Я пытаюсь проглотить комок, прочно обосновавшийся у меня в горле. Я откашливаюсь:
– Я проливаю напитки нарочно.
Я не могу посмотреть ему в глаза. Но я чувствую, как волна напряжения выходит из его тела. Его рука, лежащая на моей ладони, расслабляется. Дыхание становится ровнее. Напряженные мышцы бедра под моей головой расслабляются.
– Я уже начал это подозревать, – говорит он. – Хочешь об этом рассказать?
Я прикрываю глаза.
– Да.
Сердце у меня бешено бьется, а в животе зарождается паника – воспоминания захватывают власть надо мной.
– Нет.
– Расскажешь, когда будешь готова. – Он успокаивающе гладит меня по голове.
– Мейсон, я никогда не буду готова. Потому что, как только я тебе расскажу, ты не захочешь иметь со мной ничего общего. Я знаю, что никогда не смогу стать тем человеком, который тебе нужен.
– Ошибаешься, милая. – Он подносит мою руку к губам и нежно целует. – Ты именно тот человек, который мне нужен. Ты не идеальна. Бог свидетель, я тоже не идеален. Но думаю, что вместе мы вполне можем быть идеальными.

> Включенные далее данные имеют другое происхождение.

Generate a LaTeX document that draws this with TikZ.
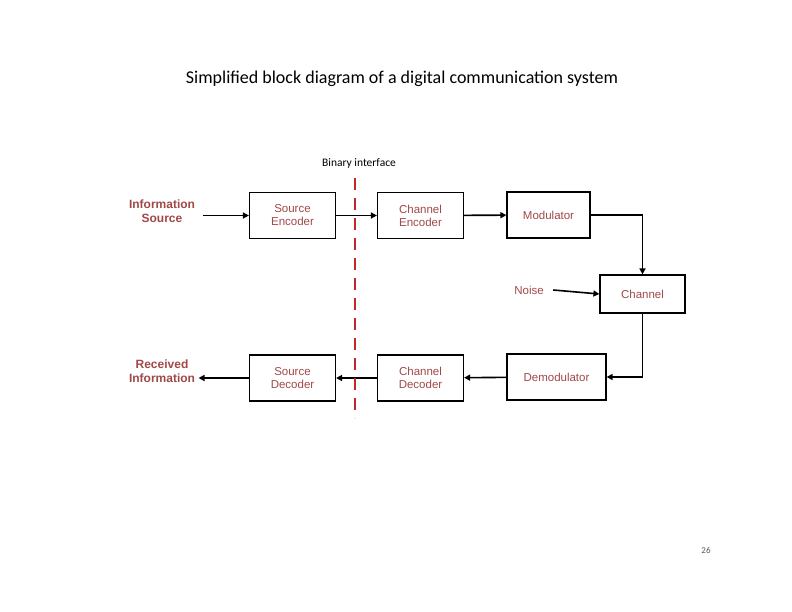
\documentclass[tikz,border=0pt]{standalone}
\usepackage{fontspec}
\setmainfont{Liberation Sans}
\newfontfamily\carlitofont{Carlito}
\usetikzlibrary{arrows.meta}
\definecolor{txt}{HTML}{A04848}
\definecolor{dashred}{HTML}{C02828}
\begin{document}
\begin{tikzpicture}[x=1pt,y=-1pt,
  blk/.style={draw,line width=1.2pt,minimum width=#1,minimum height=46pt,inner sep=0pt,text=txt,font=\fontsize{11.5}{13}\selectfont,align=center},
  blk/.default=86pt,
  lbl/.style={text=txt,font=\bfseries\fontsize{12}{14}\selectfont,align=center},
  arr/.style={-{Triangle[length=6pt,width=6pt]},line width=1.6pt}]
\useasboundingbox (0,0) rectangle (792,612);
\node[font=\carlitofont\fontsize{18}{20}\selectfont] (title) at (402,79) {Simplified block diagram of a digital communication system};
\node[font=\carlitofont\fontsize{11.5}{13}\selectfont] (bi) at (359,163) {Binary interface};
\node[lbl] (is) at (162,211) {Information\\Source};
\node[lbl] (ri) at (162,371) {Received\\Information};
\node[blk] (se) at (292.5,215.5) {Source\\Encoder};
\node[blk] (ce) at (420.5,215.5) {Channel\\Encoder};
\node[blk=83pt] (mo) at (548.5,215) {Modulator};
\node[blk=85pt,minimum height=38pt] (ch) at (642.5,294) {Channel};
\node[text=txt,font=\fontsize{11.5}{13}\selectfont] (no) at (529,290) {Noise};
\node[blk=99pt] (de) at (556.5,377) {Demodulator};
\node[blk] (cd) at (420.5,378) {Channel\\Decoder};
\node[blk] (sd) at (292.5,378) {Source\\Decoder};
\draw[arr] (is.east|-se) ++(4,0) -- (se.west);
\draw[arr] (se) -- (ce);
\draw[arr] (ce) -- (mo);
\draw[arr] (mo.east) -| (ch.north);
\draw[arr] (no.east) ++(6,0) -- (ch.west);
\draw[arr] (ch.south) |- (de.east);
\draw[arr] (de) -- (cd);
\draw[arr] (cd) -- (sd);
\draw[arr] (sd.west) -- (ri.east|-sd);
\coordinate (dt) at (355,178); \coordinate (db) at (355,418);
\draw[dashred,line width=2.5pt,dash pattern=on 12pt off 8pt] (dt) -- (db);
\node[font=\carlitofont\fontsize{9}{10}\selectfont,text=gray!70!black] (pg) at (706,550) {26};
\end{tikzpicture}
\end{document}
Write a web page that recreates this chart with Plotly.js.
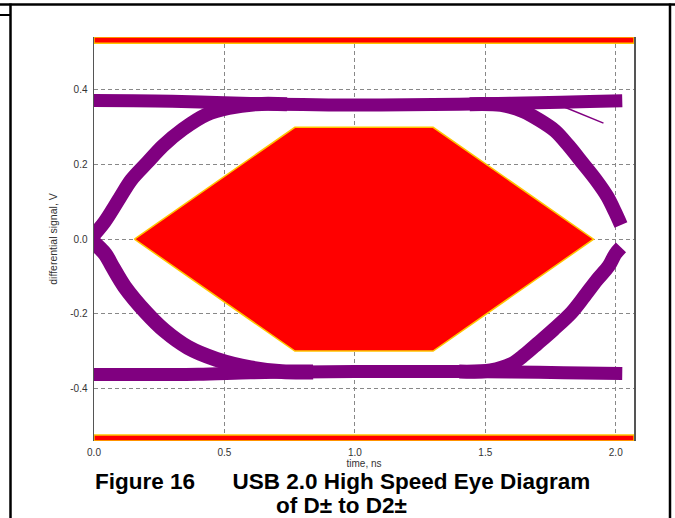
<!DOCTYPE html>
<html><head><meta charset="utf-8">
<script src="https://cdn.plot.ly/plotly-3.0.1.min.js"></script>
<style>html,body{margin:0;padding:0;background:#fff;} #chart{width:675px;height:518px;}</style>
</head><body><div id="chart"></div>
<script>
// axis ticks
const xTickVals = [0, 0.5, 1.0, 1.5, 2.0];
const xTickText = ['0.0', '0.5', '1.0', '1.5', '2.0'];
const yTickVals = [-0.4, -0.2, 0.0, 0.2, 0.4];
const yTickText = ['-0.4', '-0.2', '0.0', '0.2', '0.4'];
const xRange = [0, 2.07];
const yRange = [-0.541, 0.542];

// eye traces (time ns, differential signal V)
const topRailT = [-0.01, 0.15, 0.3, 0.5, 0.7, 0.9, 1.1, 1.3, 1.5, 1.7, 1.9, 2.025];
const topRailV = [0.372, 0.371, 0.370, 0.366, 0.362, 0.360, 0.360, 0.361, 0.363, 0.366, 0.369, 0.371];
const botRailT = [-0.01, 0.2, 0.4, 0.6, 0.8, 1.0, 1.2, 1.4, 1.6, 1.8, 2.025];
const botRailV = [-0.363, -0.363, -0.362, -0.358, -0.356, -0.355, -0.355, -0.355, -0.356, -0.358, -0.360];
const riseLeftT = [-0.015, 0.04, 0.098, 0.143, 0.205, 0.264, 0.341, 0.431, 0.516, 0.62, 0.74];
const riseLeftV = [0.0, 0.046, 0.110, 0.159, 0.206, 0.250, 0.295, 0.334, 0.352, 0.362, 0.362];
const fallLeftT = [-0.015, 0.043, 0.071, 0.117, 0.20, 0.27, 0.36, 0.469, 0.60, 0.72, 0.84];
const fallLeftV = [0.0, -0.040, -0.074, -0.127, -0.197, -0.245, -0.290, -0.322, -0.345, -0.355, -0.356];
const fallRightT = [1.44, 1.56, 1.645, 1.71, 1.768, 1.82, 1.873, 1.924, 1.968, 1.998, 2.02];
const fallRightV = [0.362, 0.360, 0.343, 0.318, 0.290, 0.250, 0.204, 0.159, 0.114, 0.072, 0.038];
const riseRightT = [1.40, 1.52, 1.60, 1.65, 1.70, 1.762, 1.83, 1.879, 1.928, 1.973, 1.998, 2.02];
const riseRightV = [-0.355, -0.352, -0.335, -0.310, -0.280, -0.242, -0.197, -0.154, -0.109, -0.072, -0.040, -0.022];
const strayT = [1.80, 1.953];
const strayV = [0.355, 0.311];

// mask (template)
const maskT = [0.155, 0.77, 1.30, 1.915, 1.30, 0.77, 0.155];
const maskV = [0.0, 0.30, 0.30, 0.0, -0.30, -0.30, 0.0];
const maskLevel = 0.525;

const purple = '#800080';
function band(t, v, w) {
  return {x: t, y: v, type: 'scatter', mode: 'lines',
          line: {color: purple, width: w, shape: 'spline', smoothing: 0.9},
          hoverinfo: 'skip', showlegend: false};
}
function maskPoly(t, v) {
  return {x: t, y: v, type: 'scatter', mode: 'lines', fill: 'toself', fillcolor: '#ff0000',
          line: {color: '#ffc400', width: 1.5}, hoverinfo: 'skip', showlegend: false};
}
const topBarT = [xRange[0], xRange[1], xRange[1], xRange[0], xRange[0]];
const topBarV = [maskLevel, maskLevel, yRange[1], yRange[1], maskLevel];
const botBarV = [-maskLevel, -maskLevel, yRange[0], yRange[0], -maskLevel];

const data = [
  band(topRailT, topRailV, 13),
  band(botRailT, botRailV, 13),
  band(riseLeftT, riseLeftV, 14),
  band(fallLeftT, fallLeftV, 15),
  band(fallRightT, fallRightV, 14),
  band(riseRightT, riseRightV, 14),
  band(strayT, strayV, 1.5),
  maskPoly(maskT, maskV),
  maskPoly(topBarT, topBarV),
  maskPoly(topBarT, botBarV)
];

const L = 94, R = 634, T = 37, B = 441;
function px(x) { return (x - L) / (R - L); }
function py(y) { return (B - y) / (B - T); }
const frame = {type: 'line', xref: 'paper', yref: 'paper', line: {color: '#000', width: 2.5}};

const tickFont = {family: 'Liberation Sans, Arial, sans-serif', size: 10, color: '#333'};
const capFont = {family: 'Liberation Sans, Arial, sans-serif', size: 22.5, color: '#000', weight: 'bold'};
const layout = {
  width: 675, height: 518,
  margin: {l: L, r: 675 - R, t: T, b: 518 - B, pad: 0},
  paper_bgcolor: '#fff', plot_bgcolor: '#fff',
  showlegend: false,
  xaxis: {
    range: xRange, tickmode: 'array', tickvals: xTickVals, ticktext: xTickText,
    showgrid: true, gridcolor: '#888', griddash: '4px,3px', gridwidth: 1,
    zeroline: false, showline: false, ticks: '', tickfont: tickFont, ticklabelstandoff: 4,
    title: {text: 'time, ns', font: tickFont, standoff: 0},
    layer: 'below traces', fixedrange: true
  },
  yaxis: {
    range: yRange, tickmode: 'array', tickvals: yTickVals, ticktext: yTickText,
    showgrid: true, gridcolor: '#888', griddash: '4px,3px', gridwidth: 1,
    zeroline: false, showline: true, mirror: true, linecolor: '#555', linewidth: 1.5,
    ticks: '', tickfont: tickFont, ticklabelstandoff: 3,
    title: {text: 'differential signal, V', font: {family: 'Liberation Sans, Arial, sans-serif', size: 10.5, color: '#333'}, standoff: 10},
    layer: 'below traces', fixedrange: true
  },
  shapes: [
    Object.assign({}, frame, {x0: px(0), x1: px(675), y0: py(4.5), y1: py(4.5)}),
    Object.assign({}, frame, {x0: px(0), x1: px(10.5), y0: py(15), y1: py(15), line: {color: '#000', width: 2}}),
    Object.assign({}, frame, {x0: px(10.5), x1: px(10.5), y0: py(3.5), y1: py(518)}),
    Object.assign({}, frame, {x0: px(670), x1: px(670), y0: py(3.5), y1: py(518)})
  ],
  annotations: [
    {xref: 'paper', yref: 'paper', x: px(342), y: py(481), xanchor: 'center', yanchor: 'middle', showarrow: false,
     text: 'Figure 16\u00a0\u00a0\u00a0\u00a0\u00a0 USB 2.0 High Speed Eye Diagram', font: capFont},
    {xref: 'paper', yref: 'paper', x: px(341), y: py(505.5), xanchor: 'center', yanchor: 'middle', showarrow: false,
     text: 'of D\u00b1 to D2\u00b1', font: capFont}
  ]
};
Plotly.newPlot('chart', data, layout, {displayModeBar: false, staticPlot: true});
</script></body></html>
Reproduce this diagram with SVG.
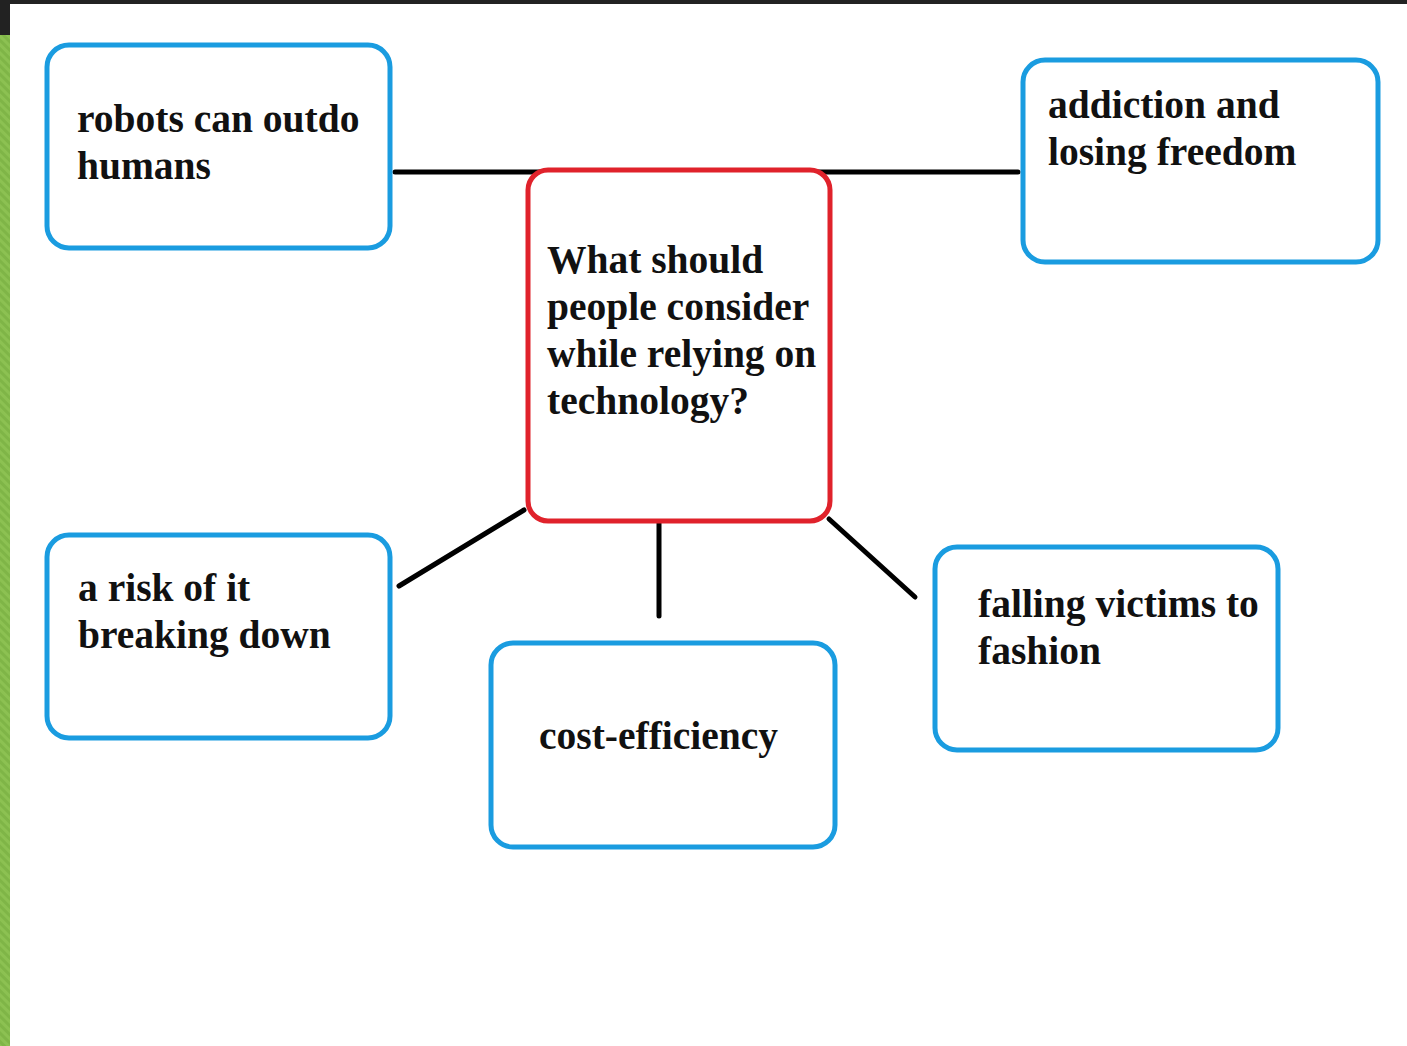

Мое сердце открывается и позволяет маленькому кусочку Мейсона проникнуть внутрь.
– Мы все видим себя не так, как нас видят другие, – говорит он. – Мы видим в себе худшее. В моих глазах я убийца. Я еще не знаю, что ты считаешь худшей версией себя. Но я уверен в одном: никто больше не считает тебя такой. И меньше всего я.
* * *
– О боже, Пайпс! – вопит Чарли в телефонную трубку. – Ты должна ему рассказать!
– Зачем? Чтобы каждый раз, когда он ко мне прикасается, он думал о прикосновениях тех других рук? – раздраженно выдыхаю я.
– Нет. Чтобы он начал тебя понимать. Он раскрылся перед тобой, Пайпер. Не многие мужчины на это способны. Для меня совершенно очевидно, что он питает к тебе сильные чувства.